To be done:
Print the listing as it stands, omitting all images.

-- Start Source data --

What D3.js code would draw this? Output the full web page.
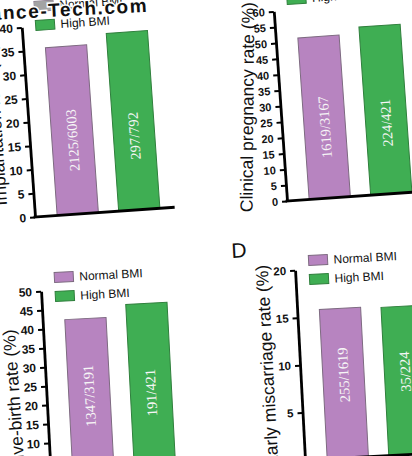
<!DOCTYPE html>
<html>
<head>
<meta charset="utf-8">
<script src="https://cdn.jsdelivr.net/npm/d3@7"></script>
<style>
  body { margin: 0; background: #fff; overflow: hidden; }
</style>
</head>
<body>
<div id="chart"></div>
<script>
// groups and the counts shown inside the bars (events / total)
var groups = ["Normal BMI", "High BMI"];
var implantN = [2125, 297],  implantD = [6003, 792];
var pregN    = [1619, 224],  pregD    = [3167, 421];
var liveN    = [1347, 191],  liveD    = [3191, 421];
var miscN    = [255, 35],    miscD    = [1619, 224];
var yMaxes = [40, 60, 50, 20];
var titles = ["Implantation rate (%)", "Clinical pregnancy rate (%)", "Live-birth rate (%)", "Early miscarriage rate (%)"];

var colors = ["#b784c0", "#3fae53"];
var strokes = ["#7d6a80", "#2f7f3c"];

var width = 412, height = 456;

var svg = d3.select("#chart")
  .append("svg")
  .attr("width", width)
  .attr("height", height)
  .style("background", "#fff");

// layout of each panel (the photo is slightly tilted)
var panels = [
  { n: implantN, d: implantD, max: yMaxes[0], title: titles[0], x: 35,  y: 217, angle: -4, tick: 12,
    titleV: -95, titleTilt: 0, legendV: -191, labelV: -74, letter: null },
  { n: pregN,    d: pregD,    max: yMaxes[1], title: titles[1], x: 287, y: 201, angle: -4, tick: 11,
    titleV: -96, titleTilt: 4.5, legendV: -201, labelV: -71, letter: null },
  { n: liveN,    d: liveD,    max: yMaxes[2], title: titles[2], x: 51,  y: 481, angle: -3, tick: 12,
    titleV: -84, titleTilt: -1, legendV: -184, labelV: -83, letter: null },
  { n: miscN,    d: miscD,    max: yMaxes[3], title: titles[3], x: 305, y: 460, angle: -3, tick: 11.5,
    titleV: -96, titleTilt: 0, legendV: -180, labelV: -83, letter: "D" }
];

var axisH = 190, axisW = 140;

panels.forEach(function(p) {
  var g = svg.append("g")
    .attr("transform", "translate(" + p.x + "," + p.y + ") rotate(" + p.angle + ")");

  var x = d3.scaleBand()
    .domain(groups)
    .range([0, axisW])
    .paddingInner(0.33)
    .paddingOuter(0.3)
    .align(0.6);

  var y = d3.scaleLinear()
    .domain([0, p.max])
    .range([0, -axisH]);

  var rate = function(i) { return p.n[i] / p.d[i] * 100; };

  g.selectAll(".bar")
    .data(groups)
    .enter().append("rect")
    .attr("class", "bar")
    .attr("x", function(d) { return x(d); })
    .attr("y", function(d, i) { return y(rate(i)); })
    .attr("width", x.bandwidth())
    .attr("height", function(d, i) { return y(0) - y(rate(i)); })
    .attr("fill", function(d, i) { return colors[i]; })
    .attr("stroke", function(d, i) { return strokes[i]; })
    .attr("stroke-width", 1);

  g.selectAll(".count")
    .data(groups)
    .enter().append("text")
    .attr("class", "count")
    .attr("transform", function(d) {
      return "translate(" + (x(d) + x.bandwidth() / 2) + "," + p.labelV + ") rotate(-90)";
    })
    .attr("text-anchor", "middle")
    .attr("dominant-baseline", "central")
    .attr("font-family", "Liberation Serif, Times New Roman, serif")
    .attr("font-size", 14.5)
    .attr("fill", "#f6f6f6")
    .text(function(d, i) { return p.n[i] + "/" + p.d[i]; });

  // y axis
  var yAxis = d3.axisLeft(y)
    .tickValues(d3.range(0, p.max + 1, 5))
    .tickSize(5)
    .tickSizeOuter(0)
    .tickPadding(4);

  var ya = g.append("g").call(yAxis);
  ya.select(".domain").attr("stroke", "#000").attr("stroke-width", 2.8);
  ya.selectAll(".tick line").attr("stroke", "#000").attr("stroke-width", 2);
  ya.selectAll(".tick text")
    .attr("font-family", "Liberation Sans, Arial, sans-serif")
    .attr("font-weight", "bold")
    .attr("font-size", p.tick)
    .attr("fill", "#111");

  // x baseline
  g.append("line")
    .attr("x1", -1.4).attr("x2", axisW)
    .attr("y1", 0).attr("y2", 0)
    .attr("stroke", "#000")
    .attr("stroke-width", 2.8);

  // axis title
  g.append("text")
    .attr("transform", "translate(-27," + p.titleV + ") rotate(" + (-90 + p.titleTilt) + ")")
    .attr("text-anchor", "middle")
    .attr("font-family", "Liberation Sans, Arial, sans-serif")
    .attr("font-size", 17.5)
    .attr("fill", "#111")
    .text(p.title);

  // legend
  var leg = g.selectAll(".legend")
    .data(groups)
    .enter().append("g")
    .attr("class", "legend")
    .attr("transform", function(d, i) {
      return "translate(14," + (p.legendV - 19 * (1 - i)) + ")";
    });

  leg.append("rect")
    .attr("x", 0).attr("y", -5)
    .attr("width", 19).attr("height", 10)
    .attr("fill", function(d, i) { return colors[i]; })
    .attr("stroke", function(d, i) { return strokes[i]; })
    .attr("stroke-width", 1);

  leg.append("text")
    .attr("x", 25)
    .attr("dy", "0.35em")
    .attr("font-family", "Liberation Sans, Arial, sans-serif")
    .attr("font-size", 12)
    .attr("fill", "#111")
    .text(function(d) { return d; });

  if (p.letter) {
    g.append("text")
      .attr("x", -55).attr("y", -213)
      .attr("text-anchor", "middle")
      .attr("dominant-baseline", "central")
      .attr("font-family", "Liberation Sans, Arial, sans-serif")
      .attr("font-size", 21)
      .attr("fill", "#111")
      .text(p.letter);
  }
});

// greyed legend swatch under the watermark in the first panel
svg.append("g")
  .attr("transform", "translate(35,217) rotate(-4)")
  .append("rect")
  .attr("x", 14).attr("y", -215)
  .attr("width", 19).attr("height", 10)
  .attr("fill", "#a3a3a3");

// watermark
svg.append("text")
  .attr("transform", "translate(-9,20) rotate(-3)")
  .attr("font-family", "Liberation Sans, Arial, sans-serif")
  .attr("font-weight", "bold")
  .attr("font-size", 19)
  .attr("letter-spacing", 1.6)
  .attr("fill", "#111")
  .attr("stroke", "#fff")
  .attr("stroke-width", 3)
  .attr("paint-order", "stroke")
  .text("ance-Tech.com");
</script>
</body>
</html>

-- End Source data --

Full output:
What D3.js code would draw this? Output the full web page.
<!DOCTYPE html>
<html>
<head>
<meta charset="utf-8">
<script src="https://cdn.jsdelivr.net/npm/d3@7"></script>
<style>
  body { margin: 0; background: #fff; overflow: hidden; }
</style>
</head>
<body>
<div id="chart"></div>
<script>
// groups and the counts shown inside the bars (events / total)
var groups = ["Normal BMI", "High BMI"];
var implantN = [2125, 297],  implantD = [6003, 792];
var pregN    = [1619, 224],  pregD    = [3167, 421];
var liveN    = [1347, 191],  liveD    = [3191, 421];
var miscN    = [255, 35],    miscD    = [1619, 224];
var yMaxes = [40, 60, 50, 20];
var titles = ["Implantation rate (%)", "Clinical pregnancy rate (%)", "Live-birth rate (%)", "Early miscarriage rate (%)"];

var colors = ["#b784c0", "#3fae53"];
var strokes = ["#7d6a80", "#2f7f3c"];

var width = 412, height = 456;

var svg = d3.select("#chart")
  .append("svg")
  .attr("width", width)
  .attr("height", height)
  .style("background", "#fff");

// layout of each panel (the photo is slightly tilted)
var panels = [
  { n: implantN, d: implantD, max: yMaxes[0], title: titles[0], x: 35,  y: 217, angle: -4, tick: 12,
    titleV: -95, titleTilt: 0, legendV: -191, labelV: -74, letter: null },
  { n: pregN,    d: pregD,    max: yMaxes[1], title: titles[1], x: 287, y: 201, angle: -4, tick: 11,
    titleV: -96, titleTilt: 4.5, legendV: -201, labelV: -71, letter: null },
  { n: liveN,    d: liveD,    max: yMaxes[2], title: titles[2], x: 51,  y: 481, angle: -3, tick: 12,
    titleV: -84, titleTilt: -1, legendV: -184, labelV: -83, letter: null },
  { n: miscN,    d: miscD,    max: yMaxes[3], title: titles[3], x: 305, y: 460, angle: -3, tick: 11.5,
    titleV: -96, titleTilt: 0, legendV: -180, labelV: -83, letter: "D" }
];

var axisH = 190, axisW = 140;

panels.forEach(function(p) {
  var g = svg.append("g")
    .attr("transform", "translate(" + p.x + "," + p.y + ") rotate(" + p.angle + ")");

  var x = d3.scaleBand()
    .domain(groups)
    .range([0, axisW])
    .paddingInner(0.33)
    .paddingOuter(0.3)
    .align(0.6);

  var y = d3.scaleLinear()
    .domain([0, p.max])
    .range([0, -axisH]);

  var rate = function(i) { return p.n[i] / p.d[i] * 100; };

  g.selectAll(".bar")
    .data(groups)
    .enter().append("rect")
    .attr("class", "bar")
    .attr("x", function(d) { return x(d); })
    .attr("y", function(d, i) { return y(rate(i)); })
    .attr("width", x.bandwidth())
    .attr("height", function(d, i) { return y(0) - y(rate(i)); })
    .attr("fill", function(d, i) { return colors[i]; })
    .attr("stroke", function(d, i) { return strokes[i]; })
    .attr("stroke-width", 1);

  g.selectAll(".count")
    .data(groups)
    .enter().append("text")
    .attr("class", "count")
    .attr("transform", function(d) {
      return "translate(" + (x(d) + x.bandwidth() / 2) + "," + p.labelV + ") rotate(-90)";
    })
    .attr("text-anchor", "middle")
    .attr("dominant-baseline", "central")
    .attr("font-family", "Liberation Serif, Times New Roman, serif")
    .attr("font-size", 14.5)
    .attr("fill", "#f6f6f6")
    .text(function(d, i) { return p.n[i] + "/" + p.d[i]; });

  // y axis
  var yAxis = d3.axisLeft(y)
    .tickValues(d3.range(0, p.max + 1, 5))
    .tickSize(5)
    .tickSizeOuter(0)
    .tickPadding(4);

  var ya = g.append("g").call(yAxis);
  ya.select(".domain").attr("stroke", "#000").attr("stroke-width", 2.8);
  ya.selectAll(".tick line").attr("stroke", "#000").attr("stroke-width", 2);
  ya.selectAll(".tick text")
    .attr("font-family", "Liberation Sans, Arial, sans-serif")
    .attr("font-weight", "bold")
    .attr("font-size", p.tick)
    .attr("fill", "#111");

  // x baseline
  g.append("line")
    .attr("x1", -1.4).attr("x2", axisW)
    .attr("y1", 0).attr("y2", 0)
    .attr("stroke", "#000")
    .attr("stroke-width", 2.8);

  // axis title
  g.append("text")
    .attr("transform", "translate(-27," + p.titleV + ") rotate(" + (-90 + p.titleTilt) + ")")
    .attr("text-anchor", "middle")
    .attr("font-family", "Liberation Sans, Arial, sans-serif")
    .attr("font-size", 17.5)
    .attr("fill", "#111")
    .text(p.title);

  // legend
  var leg = g.selectAll(".legend")
    .data(groups)
    .enter().append("g")
    .attr("class", "legend")
    .attr("transform", function(d, i) {
      return "translate(14," + (p.legendV - 19 * (1 - i)) + ")";
    });

  leg.append("rect")
    .attr("x", 0).attr("y", -5)
    .attr("width", 19).attr("height", 10)
    .attr("fill", function(d, i) { return colors[i]; })
    .attr("stroke", function(d, i) { return strokes[i]; })
    .attr("stroke-width", 1);

  leg.append("text")
    .attr("x", 25)
    .attr("dy", "0.35em")
    .attr("font-family", "Liberation Sans, Arial, sans-serif")
    .attr("font-size", 12)
    .attr("fill", "#111")
    .text(function(d) { return d; });

  if (p.letter) {
    g.append("text")
      .attr("x", -55).attr("y", -213)
      .attr("text-anchor", "middle")
      .attr("dominant-baseline", "central")
      .attr("font-family", "Liberation Sans, Arial, sans-serif")
      .attr("font-size", 21)
      .attr("fill", "#111")
      .text(p.letter);
  }
});

// greyed legend swatch under the watermark in the first panel
svg.append("g")
  .attr("transform", "translate(35,217) rotate(-4)")
  .append("rect")
  .attr("x", 14).attr("y", -215)
  .attr("width", 19).attr("height", 10)
  .attr("fill", "#a3a3a3");

// watermark
svg.append("text")
  .attr("transform", "translate(-9,20) rotate(-3)")
  .attr("font-family", "Liberation Sans, Arial, sans-serif")
  .attr("font-weight", "bold")
  .attr("font-size", 19)
  .attr("letter-spacing", 1.6)
  .attr("fill", "#111")
  .attr("stroke", "#fff")
  .attr("stroke-width", 3)
  .attr("paint-order", "stroke")
  .text("ance-Tech.com");
</script>
</body>
</html>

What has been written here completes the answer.